The smallest children could be given a lift on top of the wood in the pram, but not
before we reached the gate onto the main road home. We didn't like having to walk home
because after playing out in the open air all day we were quite tired. We loved it when
there was room for us on top of the pile of wood. When we got going along the road for
home the first bit was quite flat and then everyone who could, would help to push the
load up the hill to the canal and over the bridge we went. Then it was downhill all the
way. When we got home Mother would get out the saw and set to work sawing up the thick
branches. The logs were then stacked in our coalhouse all ready for the winter time. It
only seemed to be the poorer families who went wooding.
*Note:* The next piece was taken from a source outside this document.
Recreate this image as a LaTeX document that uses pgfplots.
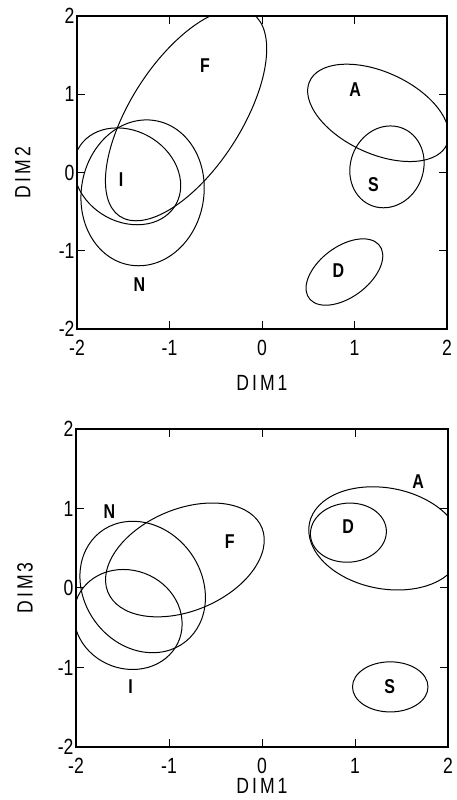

In the Autumn when there were
horse chestnuts falling from the trees we loved to collect them. We called them conkers.
At home we found some string and made a hole through the nuts to thread the string through.
Then we had battles to see who had the strongest conker. Some people went to great lengths,
even soaking their conkers in vinegar to help make them take the heaviest blow. They might
go as far as putting the conkers in the oven or on the fire hearth to dry then out.